Мария провела пальцем по мокрой щеке дочери.
— Он… — запнулась, подбирая слова. — Он заботится о тебе. По-своему. Иногда взрослые не умеют показать это иначе.
— Но ты же не такая. Ты всегда меня понимаешь, — Вика снова уткнулась лицом в плечо матери. — Почему ты не можешь с ним поговорить? Почему ты всегда сидишь здесь, в этих четырёх стенах? Почему не приходишь в школу на собрания, не ходишь со мной в магазины, не…
— Ты же знаешь, родная, — отозвалась Мария, — я не могу. Я болею.
Ложь, повторяемая годами, обкаталась до гладкости, как камешек в прибое. Вика выросла с мыслью, что мать страдает от загадочного заболевания, требующего изоляции. Раньше принимала это как данность. Но в минувший год, взрослея, начала задавать больше вопросов — ковырять, подцеплять, тянуть за ниточки.
— Но какая болезнь не позволяет даже выйти из комнаты? — спросила Вика, и в её интонации звучало то же упрямство, с которым она только что спорила с отцом. — Я никогда не видела, чтобы к тебе приходили врачи. Даже когда у тебя был грипп в прошлом году, папа не вызывал скорую.
Мария застыла. Она ждала этого с тех пор, как Вика пошла в школу, — и всё равно оказалась не готова. Вопросы, на которые нет ответов. Нет таких, которые не обрушили бы всё.
— Это сложная болезнь, — сказала Мария, стараясь, чтобы голос звучал ровно. — Иногда мне лучше, иногда хуже. Но я не хочу сейчас об этом, хорошо? Давай лучше о тебе. Расскажи мне про эту группу, которую ты слушаешь. Что там за песни такие?
Переключение сработало — Вика тут же воодушевилась, слёзы просохли, глаза загорелись.
— О, мам, «Нирвана» — это круто! Там такой вокалист был, Курт Кобейн, он, правда, умер два года назад, но музыка осталась, и она… она такая честная, понимаешь? Не как эта попса, которую по радио крутят. Там настоящие чувства!

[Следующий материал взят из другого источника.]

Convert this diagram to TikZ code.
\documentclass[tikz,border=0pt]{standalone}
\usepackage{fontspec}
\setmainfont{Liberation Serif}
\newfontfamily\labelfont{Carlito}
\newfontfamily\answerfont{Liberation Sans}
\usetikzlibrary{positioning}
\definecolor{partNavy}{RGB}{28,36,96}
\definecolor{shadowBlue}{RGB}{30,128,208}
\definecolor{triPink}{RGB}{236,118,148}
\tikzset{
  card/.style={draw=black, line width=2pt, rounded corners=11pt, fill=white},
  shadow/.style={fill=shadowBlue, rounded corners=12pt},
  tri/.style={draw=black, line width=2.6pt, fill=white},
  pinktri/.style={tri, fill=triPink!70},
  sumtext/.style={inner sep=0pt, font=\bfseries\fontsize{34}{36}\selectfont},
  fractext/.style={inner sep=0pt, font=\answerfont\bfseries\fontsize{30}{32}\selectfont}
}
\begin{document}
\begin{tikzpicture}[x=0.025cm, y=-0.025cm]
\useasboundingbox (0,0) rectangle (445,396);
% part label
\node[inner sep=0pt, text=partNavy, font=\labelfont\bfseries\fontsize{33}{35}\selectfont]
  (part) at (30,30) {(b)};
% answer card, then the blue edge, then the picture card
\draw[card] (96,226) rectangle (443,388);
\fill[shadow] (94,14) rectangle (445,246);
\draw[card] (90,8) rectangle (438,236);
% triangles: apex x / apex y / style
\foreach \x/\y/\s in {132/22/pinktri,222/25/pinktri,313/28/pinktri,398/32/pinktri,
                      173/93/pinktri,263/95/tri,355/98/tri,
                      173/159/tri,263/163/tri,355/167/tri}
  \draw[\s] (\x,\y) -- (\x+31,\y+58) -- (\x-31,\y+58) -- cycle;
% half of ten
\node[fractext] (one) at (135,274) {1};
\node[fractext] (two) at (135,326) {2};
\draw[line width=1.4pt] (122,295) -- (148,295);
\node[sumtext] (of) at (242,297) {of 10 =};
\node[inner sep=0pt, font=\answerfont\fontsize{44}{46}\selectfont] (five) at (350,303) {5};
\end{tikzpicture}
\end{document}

Мария улыбалась, слушая восторженный рассказ о музыке, которую никогда не слышала, о культуре, от которой была отрезана наглухо. Ловила слово за словом, интонацию за интонацией — эти крохи чужой жизни были единственным окном наружу.
Но даже слушая, не могла отделаться от привкуса, от тупой занозы под рёбрами. Вика жаловалась на тиранию отца, на запреты и ограничения — и понятия не имела, что сидит рядом с женщиной, для которой слово «нельзя» означало совсем другое. Мария хотела бы встать между дочерью и Максимом. Но между ней и дочерью стоял он.

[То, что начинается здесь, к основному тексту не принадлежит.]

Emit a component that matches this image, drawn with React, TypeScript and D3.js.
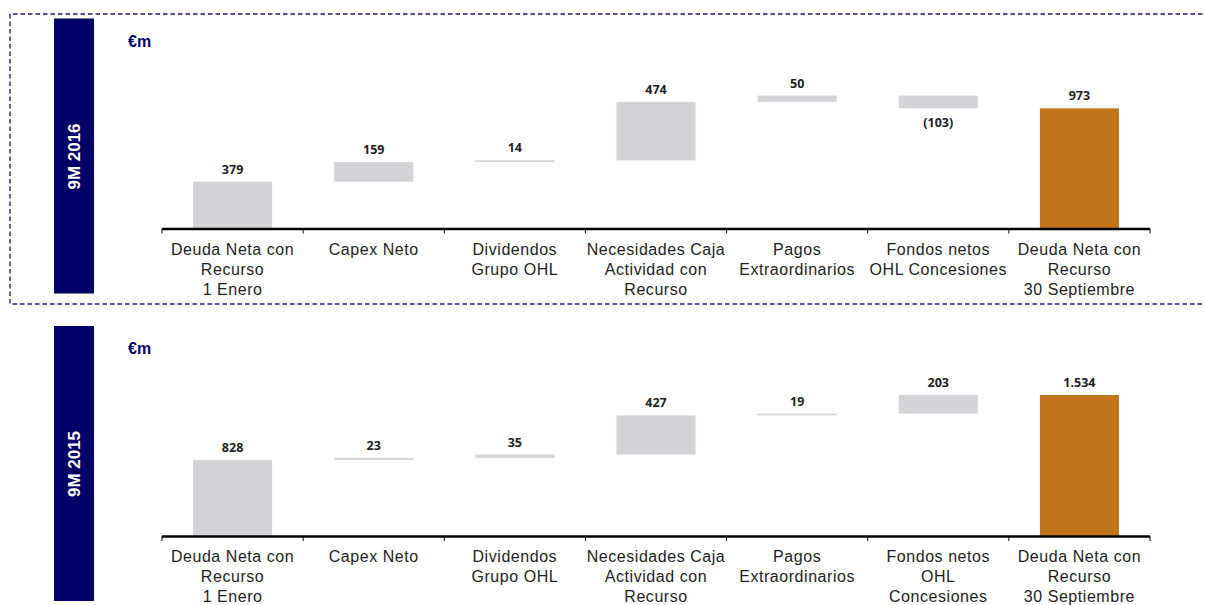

Улыбка на лице Марии застыла, не касаясь глаз. А на полу около кровати лежала недочитанная книга, принесённая Генриеттой два дня назад и забытая. Пузырьки с лекарствами стояли в беспорядке на тумбочке — мелкие, но отчётливые приметы того, что память Генриетты слабеет, надзор ослабевает, нечто в их замкнутом укладе сдвигается. В этих мелочах, незаметных для Вики, Мария видела то, чего не осмеливалась произнести даже мысленно.
Осень девяносто седьмого года окрасила Москву в жёлтое и красное, но в каморке Марии времена года различались лишь по температуре воздуха, проникавшего сквозь вентиляционную решётку под потолком. Пятнадцать лет в неволе — и она научилась радоваться полоске закатного света, мелькнувшей в проёме закрывающейся двери, звукам дождя за кирпичной кладкой, заменявшей окно, шороху страниц зачитанного томика Чехова под пальцами. Иногда сборник рассказов, принесённый Генриеттой или Максимом, был единственным её собеседником, единственным напоминанием о жизни, до которой ей было, как до Луны со дна колодца.
Перечитывала «Даму с собачкой» — историю запретной любви, которая не может найти выхода. Гуров и Анна Сергеевна, запертые в условностях, казались ей странно близкими. Их клетка была невидимой, но дышалось в ней так же тяжело. Дочитала до последних строк — до того места, где обоим становится ясно, что всё самое трудное ещё впереди, — и закрыла книгу.